We are a long way from 100 million deaths, thank God, but Brilliant told us so.


Listen to Brilliant in snippets from his TED2006 talk entitled, “My wish: Help me stop pandemics.”

“The key to eradicating smallpox was early detection, early response. I’m going to ask you to repeat that: early detection, early response. Can you say that?”

“Smallpox was the worst disease in history. It killed more people than all the wars in history. In the last century, it killed 500 million people.”

“We declared smallpox eradicated in 1980.”

“It was the largest campaign in United Nations history, until the Iraq war.

150,000 people from all over the world — doctors of every race, religion, culture and nation, who fought side by side, brothers and sisters, with each other, not against each other, in a common cause to make the world better.”

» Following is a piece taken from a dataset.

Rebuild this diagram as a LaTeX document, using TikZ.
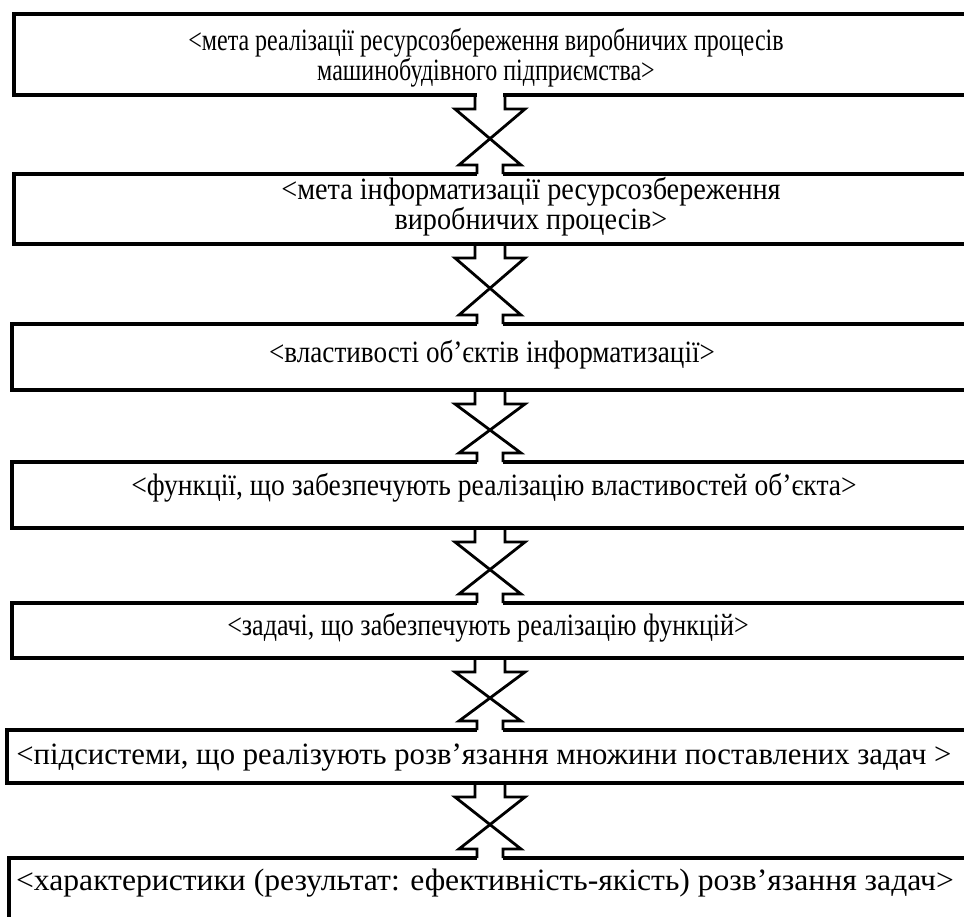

This is the most important slide that I’ve ever seen in public health, [Sovereigns killed by smallpox] because it shows you to be the richest and the strongest, and to be kings and queens of the world, did not protect you from dying of smallpox.

Never can you doubt that we are all in this together.”

Never can you doubt that we are all in this together.

In viewing the pandemic and its global tentacles more than a year later, Brilliant thinks we got the epidemiology right, but is quick to detail what was missed.

“Here are the things we didn’t get right:

We expected a respiratory disease that killed because it created pneumonia. But this disease is systemic.

It causes long-haul symptoms, it goes from nose to toes — you lose your sense of smell and your toes get swollen.

In some cases, it increases the possibility of stroke. And so on.

The second thing I didn’t anticipate was a totally AWOL government that politicized, dismissed, minimized the disease that was the greatest medical challenge of our lifetimes.

A high percentage of the half-million souls that have been lost would not have been lost with a competent government.”

Ever the glass-half-full kind of guy, he added, “And on the brighter side, I wouldn’t have ever expected that we would have a vaccine so quick that’s so good.”

But as is his wont, Brilliant hastens to underscore a deeply-embedded altruistic dedication to humanity and what it all means.

“This pandemic clearly makes us rethink everything…

The fundamental unfairness of always giving the short end of the stick to the African American community, in medical care, public health, and economics — that is our historic cross to bear.

At one point in time, 80 percent of those hospitalized with COVID in Georgia were African Americans.

And every country has a similar story.

When Singapore was doing so well and thinking, ‘Well, we don’t have any cases,’ they forgot about their immigrant community packed in close quarters.

And they had to go back and rethink everything about how they were treating immigrants.

The pandemic supposes and exacerbates the trends of the centrifugal forces in the world, the winners and losers.

And we have to stop and think, who are we as a people?

He notes the dichotomous underpinnings of a worldwide vaccine: humanity and survival.

“It is the ultimate act of selfishness to make sure that everybody in Bangladesh and Zimbabwe is vaccinated.

And it’s the ultimate act of altruism.”

Spoken like someone whose work in the field — hanging with Jerry Garcia, dropping acid with Wavy Gravy and eradicating smallpox in India — was and still is at 76, more impactful, profound and meaningful than the Seven Wonders of the World.